Short of getting to know the particular circumstances of individual farms, and purchasing direct from producers, at farm shops and farmers markets, assurance schemes and labels are often the only way of identifying ‘better’ meat and dairy products.
Currently, there is no label that delivers neatly across all our better meat and dairy principles, although organic comes closest.
Schemes vary considerably in their scope, status and standards. Organic standards, for example, are enshrined with EU Organic Regulation, apply to all EU organic production as well as imports, and cover the whole life of an animal.
Other terms described on labels are less stringent and may only apply to the way an animal is farmed just for part of its life. For example, a beef product marketed as ‘grassfed’ may have come from cattle reared on grass/forage for anything between 51% to 100% of its life, and poultry meat marketed as ‘free-range’ may have come from birds reared indoors for the first half of their lives and provided with freerange access during the latter half of their lives.

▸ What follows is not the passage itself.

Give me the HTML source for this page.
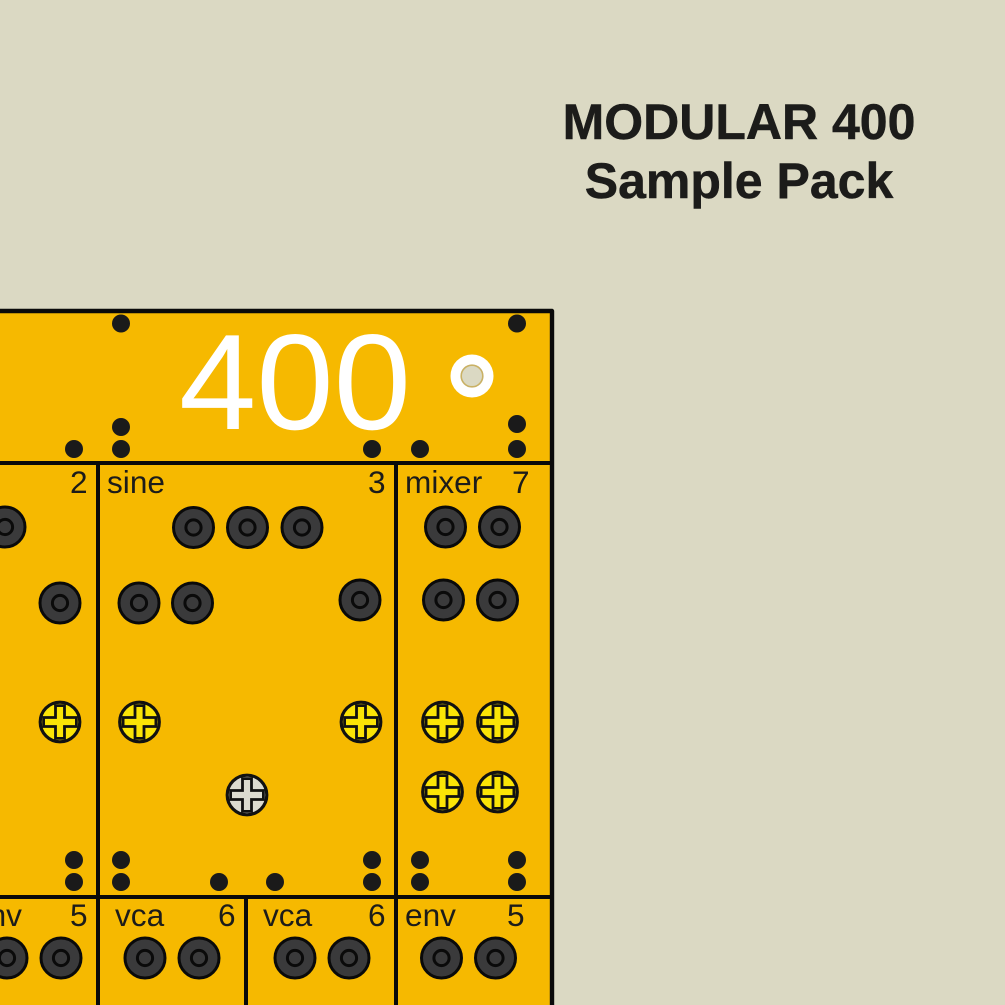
<!DOCTYPE html>
<html>
<head>
<meta charset="utf-8">
<style>
html,body{margin:0;padding:0;background:#dbd9c3;width:1005px;height:1005px;overflow:hidden}
svg{display:block}
text{font-family:"Liberation Sans",sans-serif}
.l{font-size:31.6px;fill:#1c1c1a}
.t{font-size:50px;font-weight:700;fill:#1c1c1a;stroke:#1c1c1a;stroke-width:.5}
</style>
</head>
<body>
<svg width="1005" height="1005" viewBox="0 0 1005 1005" xmlns="http://www.w3.org/2000/svg">
<defs>
<g id="j">
<circle r="20" fill="#3a3a3b" stroke="#0a0a0a" stroke-width="3"/>
<circle r="7.6" fill="#3a3a3b" stroke="#0a0a0a" stroke-width="3"/>
</g>
<g id="sy">
<circle r="19.8" fill="#fbe406" stroke="#111" stroke-width="3.2"/>
<path d="M-4.500,-16.400H4.500V-4.500H16.400V4.500H4.500V16.400H-4.500V4.500H-16.400V-4.500H-4.500Z" fill="#fbe406" stroke="#111" stroke-width="2.8"/>
</g>
<g id="sg">
<circle r="19.8" fill="#dcdbd0" stroke="#111" stroke-width="3.2"/>
<path d="M-4.500,-16.400H4.500V-4.500H16.400V4.500H4.500V16.400H-4.500V4.500H-16.400V-4.500H-4.500Z" fill="#dcdbd0" stroke="#111" stroke-width="2.8"/>
</g>
</defs>
<rect width="1005" height="1005" fill="#dbd9c3"/>
<text class="t" x="739" y="139" text-anchor="middle">MODULAR 400</text>
<text class="t" x="739" y="198" text-anchor="middle">Sample Pack</text>

<rect x="-10" y="311" width="562" height="710" fill="#f6b900"/>
<path d="M-10,311H552V1010" fill="none" stroke="#0a0a0a" stroke-width="4.4" stroke-linejoin="round"/>
<path d="M-10,463H552M-10,897H552M98,463V1010M396,463V1010M246,897V1010" fill="none" stroke="#0a0a0a" stroke-width="4"/>

<text x="179" y="429" font-size="136" fill="#fff" textLength="232" lengthAdjust="spacingAndGlyphs">400</text>
<circle cx="472" cy="376" r="21.5" fill="#fff"/>
<circle cx="472" cy="376" r="10.8" fill="#dbd9c3" stroke="#c9b165" stroke-width="1.6"/>

<g fill="#1a1a1a">
<circle cx="121" cy="323.5" r="9"/><circle cx="517" cy="323.5" r="9"/>
<circle cx="121" cy="427" r="9"/><circle cx="121" cy="449" r="9"/>
<circle cx="74" cy="449" r="9"/><circle cx="372" cy="449" r="9"/>
<circle cx="420" cy="449" r="9"/><circle cx="517" cy="424" r="9"/><circle cx="517" cy="449" r="9"/>
<circle cx="74" cy="860" r="9"/><circle cx="74" cy="882" r="9"/>
<circle cx="121" cy="860" r="9"/><circle cx="121" cy="882" r="9"/>
<circle cx="219" cy="882" r="9"/><circle cx="275" cy="882" r="9"/>
<circle cx="372" cy="860" r="9"/><circle cx="372" cy="882" r="9"/>
<circle cx="420" cy="860" r="9"/><circle cx="420" cy="882" r="9"/>
<circle cx="517" cy="860" r="9"/><circle cx="517" cy="882" r="9"/>
</g>

<text class="l" x="70" y="493">2</text>
<text class="l" x="107" y="493">sine</text>
<text class="l" x="368" y="493">3</text>
<text class="l" x="405" y="493">mixer</text>
<text class="l" x="512" y="493">7</text>
<text class="l" x="-29" y="926">env</text>
<text class="l" x="70" y="926">5</text>
<text class="l" x="115" y="926">vca</text>
<text class="l" x="218" y="926">6</text>
<text class="l" x="263" y="926">vca</text>
<text class="l" x="368" y="926">6</text>
<text class="l" x="405" y="926">env</text>
<text class="l" x="507" y="926">5</text>

<use href="#j" x="5" y="527"/>
<use href="#j" x="193.500" y="527.500"/><use href="#j" x="247.500" y="527.500"/><use href="#j" x="302" y="527.500"/>
<use href="#j" x="445.500" y="527"/><use href="#j" x="499.500" y="527"/>
<use href="#j" x="60" y="603"/>
<use href="#j" x="139" y="603"/><use href="#j" x="192.500" y="603"/>
<use href="#j" x="360" y="600"/>
<use href="#j" x="443.500" y="600"/><use href="#j" x="497.500" y="600"/>
<use href="#j" x="7" y="958"/><use href="#j" x="61" y="958"/>
<use href="#j" x="145" y="958"/><use href="#j" x="199" y="958"/>
<use href="#j" x="295" y="958"/><use href="#j" x="349" y="958"/>
<use href="#j" x="441.500" y="958"/><use href="#j" x="495.500" y="958"/>

<use href="#sy" x="60" y="722"/><use href="#sy" x="139.500" y="722"/><use href="#sy" x="361" y="722"/>
<use href="#sy" x="442.500" y="722"/><use href="#sy" x="497.500" y="722"/>
<use href="#sy" x="442.500" y="792"/><use href="#sy" x="497.500" y="792"/>
<use href="#sg" x="247" y="795"/>
</svg>
</body>
</html>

Pork products marketed as ‘outdoor-bred’ may have come from a pig that spent the first few weeks until weaning in an outdoor system and was then reared indoors for the remainder of its life. The description ‘free range’ is a broad term and different schemes have different standards.
Currently, there is no label that delivers neatly across all our better meat and dairy principles, although organic comes closest. See Principles for eating meat and dairy more sustainably: the ‘less and better’ approach for a guide to a range a ‘better’ meat and dairy labels.
We have not included baseline quality assurance schemes such as Red Tractor. While Red Tractor provides assurance on traceability and meeting UK standards, these standards generally reflect minimum legal standards rather than offering higher animal welfare or environmental standards.